** Aim **
Gather the lines below that include the string "with", copying each in full.
** start of Extracted information **
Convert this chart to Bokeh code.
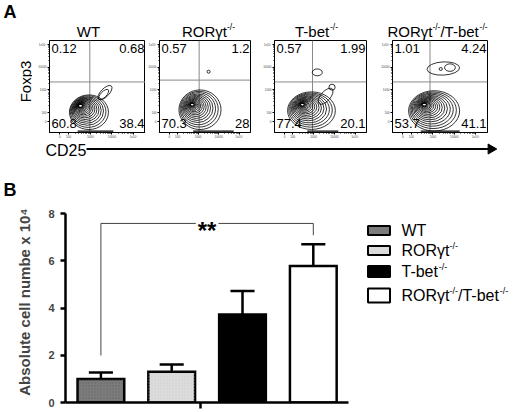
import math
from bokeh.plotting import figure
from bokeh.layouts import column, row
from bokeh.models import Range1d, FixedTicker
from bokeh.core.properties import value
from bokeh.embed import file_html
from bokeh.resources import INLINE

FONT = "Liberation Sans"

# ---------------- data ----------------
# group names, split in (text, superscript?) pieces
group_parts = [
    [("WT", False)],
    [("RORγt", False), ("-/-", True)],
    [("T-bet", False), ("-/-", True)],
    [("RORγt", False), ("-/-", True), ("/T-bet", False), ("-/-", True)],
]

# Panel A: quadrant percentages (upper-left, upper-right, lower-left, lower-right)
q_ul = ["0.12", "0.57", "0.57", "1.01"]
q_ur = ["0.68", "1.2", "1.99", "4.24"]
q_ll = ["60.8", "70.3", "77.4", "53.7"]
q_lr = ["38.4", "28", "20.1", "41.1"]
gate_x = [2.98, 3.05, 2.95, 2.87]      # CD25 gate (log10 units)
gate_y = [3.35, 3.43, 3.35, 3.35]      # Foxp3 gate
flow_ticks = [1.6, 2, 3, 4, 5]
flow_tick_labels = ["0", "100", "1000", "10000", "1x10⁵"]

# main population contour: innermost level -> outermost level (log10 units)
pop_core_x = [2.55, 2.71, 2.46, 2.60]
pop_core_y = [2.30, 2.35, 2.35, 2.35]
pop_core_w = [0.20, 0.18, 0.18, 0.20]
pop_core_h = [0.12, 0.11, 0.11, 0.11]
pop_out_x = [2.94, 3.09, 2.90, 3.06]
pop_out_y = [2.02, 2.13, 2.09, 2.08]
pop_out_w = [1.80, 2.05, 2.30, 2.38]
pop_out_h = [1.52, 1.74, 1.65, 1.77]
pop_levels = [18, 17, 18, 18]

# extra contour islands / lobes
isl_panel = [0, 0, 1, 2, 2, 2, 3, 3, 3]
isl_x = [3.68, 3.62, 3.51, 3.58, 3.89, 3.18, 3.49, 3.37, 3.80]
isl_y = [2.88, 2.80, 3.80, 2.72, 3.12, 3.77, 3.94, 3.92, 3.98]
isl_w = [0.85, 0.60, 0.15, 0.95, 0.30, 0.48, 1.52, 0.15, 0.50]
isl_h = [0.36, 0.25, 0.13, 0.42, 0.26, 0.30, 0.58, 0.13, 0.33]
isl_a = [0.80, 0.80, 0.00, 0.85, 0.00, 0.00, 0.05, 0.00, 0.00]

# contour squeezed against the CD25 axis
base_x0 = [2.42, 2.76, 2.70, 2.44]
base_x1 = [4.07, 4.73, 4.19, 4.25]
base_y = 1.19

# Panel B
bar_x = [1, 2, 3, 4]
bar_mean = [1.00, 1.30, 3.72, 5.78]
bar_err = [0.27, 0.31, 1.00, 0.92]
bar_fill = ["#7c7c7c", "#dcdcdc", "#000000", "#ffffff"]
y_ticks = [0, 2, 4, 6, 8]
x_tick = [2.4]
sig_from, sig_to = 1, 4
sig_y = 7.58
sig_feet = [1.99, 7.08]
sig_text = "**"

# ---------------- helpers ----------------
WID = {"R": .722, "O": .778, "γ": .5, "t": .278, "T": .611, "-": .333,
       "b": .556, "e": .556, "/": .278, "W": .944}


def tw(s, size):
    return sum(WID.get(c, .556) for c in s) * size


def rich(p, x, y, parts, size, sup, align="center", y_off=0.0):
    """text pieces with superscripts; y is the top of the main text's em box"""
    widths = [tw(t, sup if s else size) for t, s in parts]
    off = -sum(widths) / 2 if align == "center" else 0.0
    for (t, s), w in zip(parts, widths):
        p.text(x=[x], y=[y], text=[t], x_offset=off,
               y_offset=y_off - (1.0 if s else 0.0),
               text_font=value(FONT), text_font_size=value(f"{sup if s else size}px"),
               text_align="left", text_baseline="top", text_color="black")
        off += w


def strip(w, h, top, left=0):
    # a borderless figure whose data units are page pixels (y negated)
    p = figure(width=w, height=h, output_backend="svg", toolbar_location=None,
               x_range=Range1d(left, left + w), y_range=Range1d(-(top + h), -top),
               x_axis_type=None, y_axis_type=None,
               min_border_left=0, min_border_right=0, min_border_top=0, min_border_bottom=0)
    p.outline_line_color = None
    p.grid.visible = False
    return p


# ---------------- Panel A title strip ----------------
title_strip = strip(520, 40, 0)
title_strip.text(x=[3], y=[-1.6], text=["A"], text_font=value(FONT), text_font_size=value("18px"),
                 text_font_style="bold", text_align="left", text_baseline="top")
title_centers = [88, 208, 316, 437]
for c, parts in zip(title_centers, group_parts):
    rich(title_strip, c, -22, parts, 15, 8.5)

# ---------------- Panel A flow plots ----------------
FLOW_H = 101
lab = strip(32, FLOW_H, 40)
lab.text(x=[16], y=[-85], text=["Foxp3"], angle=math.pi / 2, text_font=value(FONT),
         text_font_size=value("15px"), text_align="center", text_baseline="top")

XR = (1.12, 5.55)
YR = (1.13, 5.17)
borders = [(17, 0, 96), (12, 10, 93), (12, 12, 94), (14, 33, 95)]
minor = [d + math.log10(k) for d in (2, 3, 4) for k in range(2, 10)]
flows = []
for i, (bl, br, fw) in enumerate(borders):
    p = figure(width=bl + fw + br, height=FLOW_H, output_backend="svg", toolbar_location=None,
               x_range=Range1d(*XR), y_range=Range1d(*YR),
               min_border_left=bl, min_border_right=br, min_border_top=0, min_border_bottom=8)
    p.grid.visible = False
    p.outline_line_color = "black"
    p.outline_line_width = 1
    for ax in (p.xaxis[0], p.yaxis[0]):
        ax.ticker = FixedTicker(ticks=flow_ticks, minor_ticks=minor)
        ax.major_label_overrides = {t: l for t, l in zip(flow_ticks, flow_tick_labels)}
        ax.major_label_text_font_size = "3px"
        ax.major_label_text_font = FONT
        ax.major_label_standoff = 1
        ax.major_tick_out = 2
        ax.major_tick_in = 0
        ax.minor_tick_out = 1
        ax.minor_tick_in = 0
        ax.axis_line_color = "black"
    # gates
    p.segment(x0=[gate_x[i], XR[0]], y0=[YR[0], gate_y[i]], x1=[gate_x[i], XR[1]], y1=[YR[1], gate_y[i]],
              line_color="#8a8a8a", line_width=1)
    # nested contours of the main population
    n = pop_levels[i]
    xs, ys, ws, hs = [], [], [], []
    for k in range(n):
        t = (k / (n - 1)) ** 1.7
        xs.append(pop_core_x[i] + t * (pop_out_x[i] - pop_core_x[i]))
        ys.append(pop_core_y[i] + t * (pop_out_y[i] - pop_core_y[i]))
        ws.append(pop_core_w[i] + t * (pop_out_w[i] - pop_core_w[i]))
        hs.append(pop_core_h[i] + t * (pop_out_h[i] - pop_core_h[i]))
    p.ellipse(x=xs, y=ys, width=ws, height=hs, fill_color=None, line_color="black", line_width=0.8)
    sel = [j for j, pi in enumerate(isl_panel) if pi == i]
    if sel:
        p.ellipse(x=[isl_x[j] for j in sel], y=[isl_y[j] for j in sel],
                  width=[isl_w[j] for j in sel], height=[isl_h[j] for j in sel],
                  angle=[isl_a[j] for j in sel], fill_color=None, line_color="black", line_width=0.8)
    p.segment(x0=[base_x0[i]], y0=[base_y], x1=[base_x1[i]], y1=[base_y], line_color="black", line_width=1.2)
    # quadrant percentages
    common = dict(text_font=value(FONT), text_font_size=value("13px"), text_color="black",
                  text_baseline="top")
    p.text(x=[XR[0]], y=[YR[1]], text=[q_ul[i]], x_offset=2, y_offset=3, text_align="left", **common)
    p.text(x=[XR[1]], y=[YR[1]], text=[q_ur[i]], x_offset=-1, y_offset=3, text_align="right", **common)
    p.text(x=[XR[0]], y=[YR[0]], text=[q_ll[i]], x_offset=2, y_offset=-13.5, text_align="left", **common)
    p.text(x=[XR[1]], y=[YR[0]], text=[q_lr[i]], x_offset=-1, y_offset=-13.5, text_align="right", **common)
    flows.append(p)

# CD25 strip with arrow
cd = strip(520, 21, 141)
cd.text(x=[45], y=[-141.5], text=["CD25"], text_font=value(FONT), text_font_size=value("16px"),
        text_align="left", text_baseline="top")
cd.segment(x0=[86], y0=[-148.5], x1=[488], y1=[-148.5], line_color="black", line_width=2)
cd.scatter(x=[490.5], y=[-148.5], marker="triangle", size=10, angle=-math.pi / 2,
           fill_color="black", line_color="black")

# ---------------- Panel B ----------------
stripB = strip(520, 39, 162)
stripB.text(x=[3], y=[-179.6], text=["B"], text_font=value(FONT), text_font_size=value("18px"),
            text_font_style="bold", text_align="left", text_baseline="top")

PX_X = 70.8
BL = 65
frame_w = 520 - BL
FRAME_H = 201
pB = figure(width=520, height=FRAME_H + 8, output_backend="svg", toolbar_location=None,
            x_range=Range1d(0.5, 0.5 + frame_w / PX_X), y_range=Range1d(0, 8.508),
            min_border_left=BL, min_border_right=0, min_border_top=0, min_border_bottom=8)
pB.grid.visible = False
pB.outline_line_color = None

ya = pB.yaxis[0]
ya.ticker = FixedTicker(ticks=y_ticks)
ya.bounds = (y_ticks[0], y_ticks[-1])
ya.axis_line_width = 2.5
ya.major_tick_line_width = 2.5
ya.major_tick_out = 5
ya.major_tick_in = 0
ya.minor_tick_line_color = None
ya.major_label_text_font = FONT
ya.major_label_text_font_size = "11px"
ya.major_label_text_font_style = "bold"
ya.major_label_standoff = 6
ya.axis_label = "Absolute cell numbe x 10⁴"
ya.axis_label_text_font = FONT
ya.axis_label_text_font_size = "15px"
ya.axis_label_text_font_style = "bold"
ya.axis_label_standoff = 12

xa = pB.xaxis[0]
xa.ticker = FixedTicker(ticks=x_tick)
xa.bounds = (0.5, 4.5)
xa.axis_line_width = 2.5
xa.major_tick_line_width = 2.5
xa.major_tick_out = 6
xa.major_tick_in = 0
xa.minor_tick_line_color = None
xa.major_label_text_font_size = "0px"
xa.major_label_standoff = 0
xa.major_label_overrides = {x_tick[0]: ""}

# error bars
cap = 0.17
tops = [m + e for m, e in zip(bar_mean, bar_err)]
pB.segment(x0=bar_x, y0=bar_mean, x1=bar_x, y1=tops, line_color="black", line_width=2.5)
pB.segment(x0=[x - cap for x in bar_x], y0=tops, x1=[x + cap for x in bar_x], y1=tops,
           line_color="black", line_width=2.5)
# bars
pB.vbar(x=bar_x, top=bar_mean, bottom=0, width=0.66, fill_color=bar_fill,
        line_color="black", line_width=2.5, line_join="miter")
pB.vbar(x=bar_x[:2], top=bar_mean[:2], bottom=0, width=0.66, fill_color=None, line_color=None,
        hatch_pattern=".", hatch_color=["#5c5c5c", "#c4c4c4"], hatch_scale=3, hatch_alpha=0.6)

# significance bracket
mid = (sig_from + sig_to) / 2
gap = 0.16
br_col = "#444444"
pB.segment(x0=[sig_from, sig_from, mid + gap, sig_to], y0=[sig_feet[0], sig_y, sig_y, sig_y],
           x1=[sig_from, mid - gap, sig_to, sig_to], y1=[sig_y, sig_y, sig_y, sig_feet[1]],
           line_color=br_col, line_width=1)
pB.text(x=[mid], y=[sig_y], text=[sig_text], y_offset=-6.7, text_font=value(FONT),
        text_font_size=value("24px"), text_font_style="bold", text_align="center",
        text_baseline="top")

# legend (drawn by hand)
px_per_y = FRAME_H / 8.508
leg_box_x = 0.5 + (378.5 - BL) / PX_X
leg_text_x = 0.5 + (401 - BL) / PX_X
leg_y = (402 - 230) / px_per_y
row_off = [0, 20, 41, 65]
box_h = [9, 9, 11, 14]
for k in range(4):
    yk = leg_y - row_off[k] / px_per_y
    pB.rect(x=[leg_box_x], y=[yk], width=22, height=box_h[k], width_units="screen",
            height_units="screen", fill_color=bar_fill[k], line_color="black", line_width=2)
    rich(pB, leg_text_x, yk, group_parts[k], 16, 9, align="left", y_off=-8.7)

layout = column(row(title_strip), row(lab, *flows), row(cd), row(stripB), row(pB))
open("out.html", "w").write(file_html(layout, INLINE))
** end of Extracted information **
** start of Extracted information **
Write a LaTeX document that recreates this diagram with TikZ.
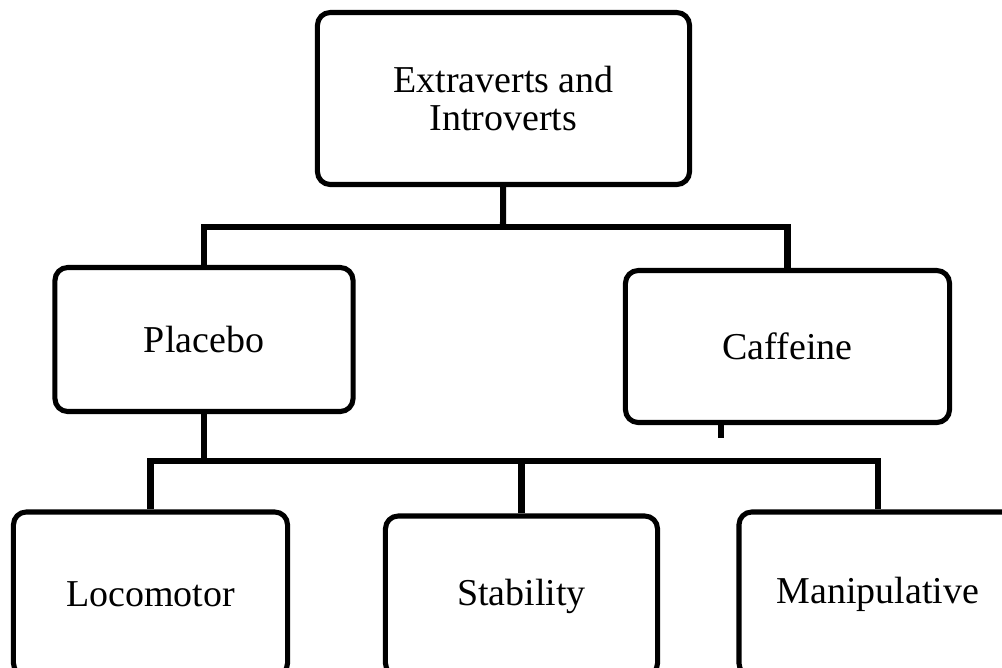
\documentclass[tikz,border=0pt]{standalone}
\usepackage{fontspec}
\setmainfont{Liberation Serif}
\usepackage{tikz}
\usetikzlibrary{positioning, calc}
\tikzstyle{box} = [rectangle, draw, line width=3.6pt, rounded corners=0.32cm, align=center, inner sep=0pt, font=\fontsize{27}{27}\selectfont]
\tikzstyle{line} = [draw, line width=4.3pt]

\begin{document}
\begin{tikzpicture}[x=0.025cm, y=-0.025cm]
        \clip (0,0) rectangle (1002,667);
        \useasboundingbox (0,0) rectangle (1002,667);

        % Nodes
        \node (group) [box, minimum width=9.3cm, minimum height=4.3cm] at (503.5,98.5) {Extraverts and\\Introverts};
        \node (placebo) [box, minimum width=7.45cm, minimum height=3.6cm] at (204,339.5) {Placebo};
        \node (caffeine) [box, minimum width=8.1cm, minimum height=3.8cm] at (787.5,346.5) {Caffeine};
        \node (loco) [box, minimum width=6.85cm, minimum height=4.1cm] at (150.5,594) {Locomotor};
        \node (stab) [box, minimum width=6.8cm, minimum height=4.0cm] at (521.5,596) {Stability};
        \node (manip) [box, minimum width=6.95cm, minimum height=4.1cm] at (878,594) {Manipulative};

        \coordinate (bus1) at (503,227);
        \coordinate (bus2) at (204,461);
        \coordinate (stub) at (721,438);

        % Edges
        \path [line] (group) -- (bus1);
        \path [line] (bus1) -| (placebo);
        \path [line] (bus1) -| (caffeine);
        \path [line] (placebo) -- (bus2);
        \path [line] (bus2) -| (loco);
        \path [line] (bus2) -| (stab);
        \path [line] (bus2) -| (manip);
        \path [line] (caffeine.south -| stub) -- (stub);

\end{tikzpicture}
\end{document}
** end of Extracted information **
** start of Extracted information **
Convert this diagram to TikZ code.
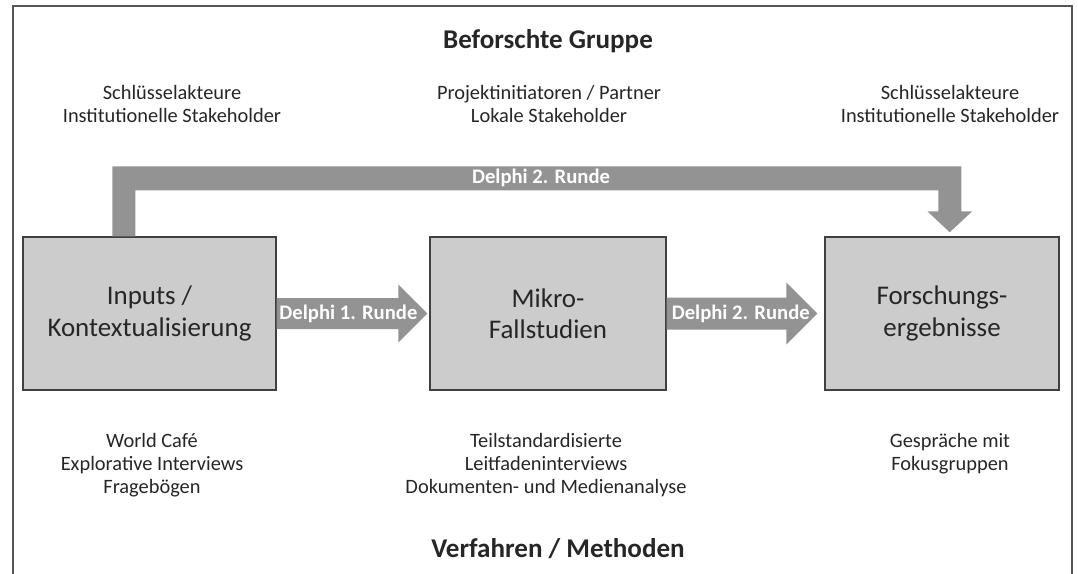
** end of Extracted information **
** Correct result **
    """text pieces with superscripts; y is the top of the main text's em box"""
# CD25 strip with arrow
Write a LaTeX document that recreates this diagram with TikZ.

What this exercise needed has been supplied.